**LISTED ENTRIES**
* * * * *

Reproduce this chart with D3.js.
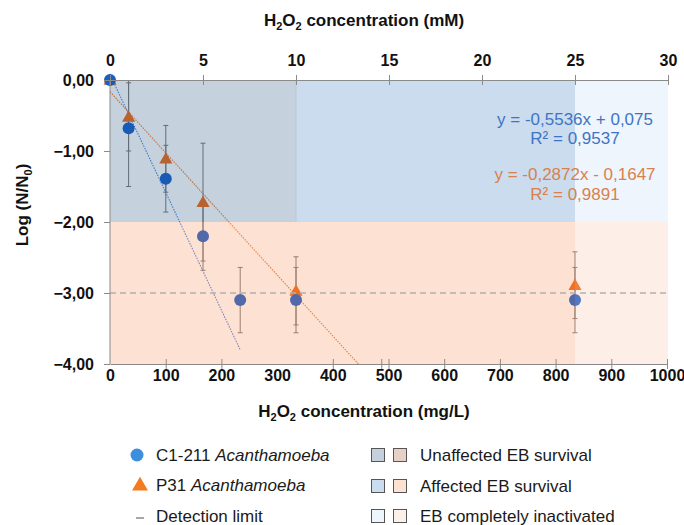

* * * * *

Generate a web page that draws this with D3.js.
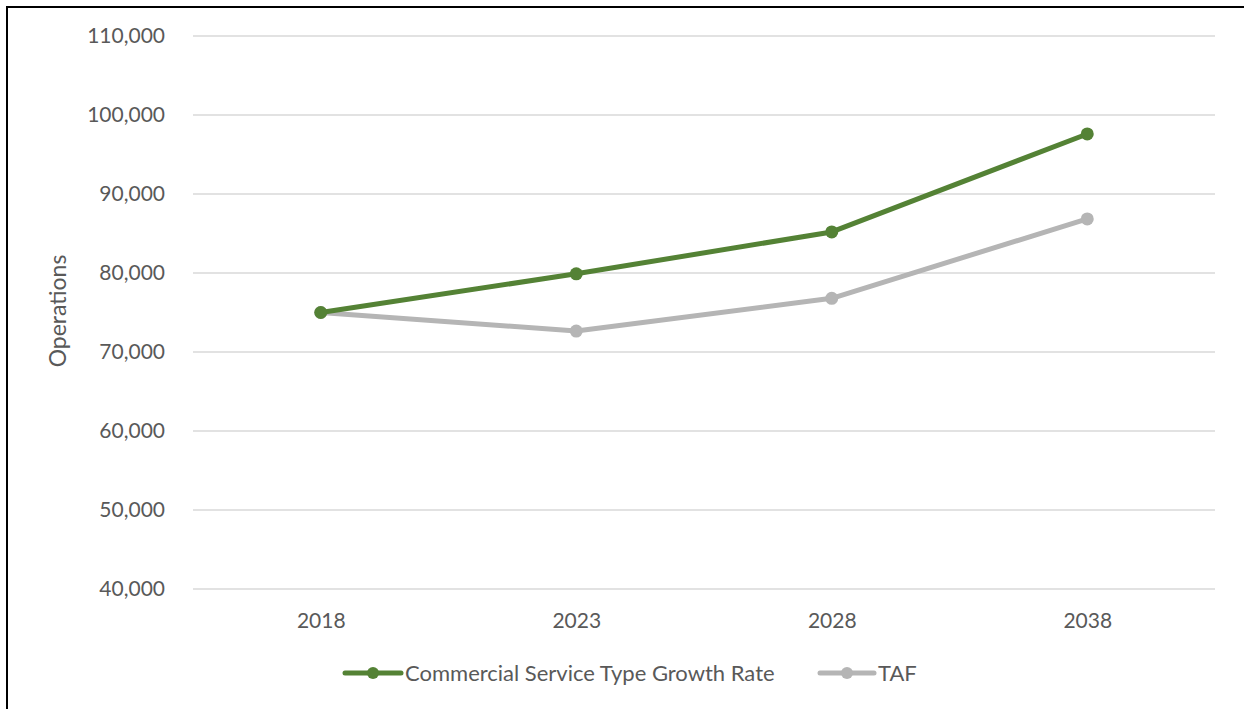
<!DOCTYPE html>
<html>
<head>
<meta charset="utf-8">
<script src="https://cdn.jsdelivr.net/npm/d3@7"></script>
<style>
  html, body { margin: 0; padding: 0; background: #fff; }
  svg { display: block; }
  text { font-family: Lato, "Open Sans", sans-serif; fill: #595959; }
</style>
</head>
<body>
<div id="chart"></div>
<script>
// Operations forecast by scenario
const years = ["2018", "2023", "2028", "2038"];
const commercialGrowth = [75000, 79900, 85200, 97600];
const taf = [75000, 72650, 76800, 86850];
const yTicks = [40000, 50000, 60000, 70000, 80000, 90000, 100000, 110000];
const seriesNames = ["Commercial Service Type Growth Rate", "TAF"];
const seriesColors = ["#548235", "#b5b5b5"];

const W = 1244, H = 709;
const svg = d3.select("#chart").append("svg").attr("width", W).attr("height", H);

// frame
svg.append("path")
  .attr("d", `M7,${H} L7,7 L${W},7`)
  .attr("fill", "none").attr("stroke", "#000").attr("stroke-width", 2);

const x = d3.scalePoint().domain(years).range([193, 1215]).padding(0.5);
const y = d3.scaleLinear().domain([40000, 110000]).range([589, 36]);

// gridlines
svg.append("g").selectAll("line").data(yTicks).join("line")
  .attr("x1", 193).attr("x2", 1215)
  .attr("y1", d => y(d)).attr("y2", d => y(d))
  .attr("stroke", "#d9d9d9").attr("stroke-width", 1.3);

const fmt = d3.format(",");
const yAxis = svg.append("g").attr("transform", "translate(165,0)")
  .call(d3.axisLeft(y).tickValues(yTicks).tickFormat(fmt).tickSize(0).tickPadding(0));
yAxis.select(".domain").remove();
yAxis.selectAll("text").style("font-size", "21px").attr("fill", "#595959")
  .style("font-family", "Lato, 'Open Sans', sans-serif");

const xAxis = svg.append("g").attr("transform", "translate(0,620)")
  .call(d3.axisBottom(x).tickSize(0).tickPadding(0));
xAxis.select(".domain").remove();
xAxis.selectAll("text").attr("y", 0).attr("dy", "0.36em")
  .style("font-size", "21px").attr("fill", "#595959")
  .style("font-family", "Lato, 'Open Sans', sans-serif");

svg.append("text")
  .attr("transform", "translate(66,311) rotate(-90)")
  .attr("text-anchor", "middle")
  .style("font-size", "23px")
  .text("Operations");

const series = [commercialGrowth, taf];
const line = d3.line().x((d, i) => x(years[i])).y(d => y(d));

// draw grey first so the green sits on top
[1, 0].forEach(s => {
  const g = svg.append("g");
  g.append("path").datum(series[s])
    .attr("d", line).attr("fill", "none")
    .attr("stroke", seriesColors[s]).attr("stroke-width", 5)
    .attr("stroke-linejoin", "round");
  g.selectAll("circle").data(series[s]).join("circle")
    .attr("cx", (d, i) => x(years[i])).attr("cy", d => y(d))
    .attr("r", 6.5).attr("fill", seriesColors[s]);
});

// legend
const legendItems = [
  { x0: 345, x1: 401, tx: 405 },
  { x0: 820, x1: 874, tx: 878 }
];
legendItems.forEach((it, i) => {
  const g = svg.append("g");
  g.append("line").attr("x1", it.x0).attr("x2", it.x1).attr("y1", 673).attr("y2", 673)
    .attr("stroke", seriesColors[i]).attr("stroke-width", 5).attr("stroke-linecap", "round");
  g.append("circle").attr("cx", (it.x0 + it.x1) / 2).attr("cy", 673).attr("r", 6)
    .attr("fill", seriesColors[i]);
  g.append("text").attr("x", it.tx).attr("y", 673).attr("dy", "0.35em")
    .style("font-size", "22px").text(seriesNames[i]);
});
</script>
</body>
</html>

* * * * *

**PROBLEM**
Start at the line containing "Generate a web" and stop at the line containing "d3.scaleLinear().domain([40000, 110000]).range([589, 36]);"; transcribe those lines exactly, skipping pictures.

**SOLVED PROBLEM**
Generate a web page that draws this with D3.js.
<!DOCTYPE html>
<html>
<head>
<meta charset="utf-8">
<script src="https://cdn.jsdelivr.net/npm/d3@7"></script>
<style>
  html, body { margin: 0; padding: 0; background: #fff; }
  svg { display: block; }
  text { font-family: Lato, "Open Sans", sans-serif; fill: #595959; }
</style>
</head>
<body>
<div id="chart"></div>
<script>
// Operations forecast by scenario
const years = ["2018", "2023", "2028", "2038"];
const commercialGrowth = [75000, 79900, 85200, 97600];
const taf = [75000, 72650, 76800, 86850];
const yTicks = [40000, 50000, 60000, 70000, 80000, 90000, 100000, 110000];
const seriesNames = ["Commercial Service Type Growth Rate", "TAF"];
const seriesColors = ["#548235", "#b5b5b5"];

const W = 1244, H = 709;
const svg = d3.select("#chart").append("svg").attr("width", W).attr("height", H);

// frame
svg.append("path")
  .attr("d", `M7,${H} L7,7 L${W},7`)
  .attr("fill", "none").attr("stroke", "#000").attr("stroke-width", 2);

const x = d3.scalePoint().domain(years).range([193, 1215]).padding(0.5);
const y = d3.scaleLinear().domain([40000, 110000]).range([589, 36]);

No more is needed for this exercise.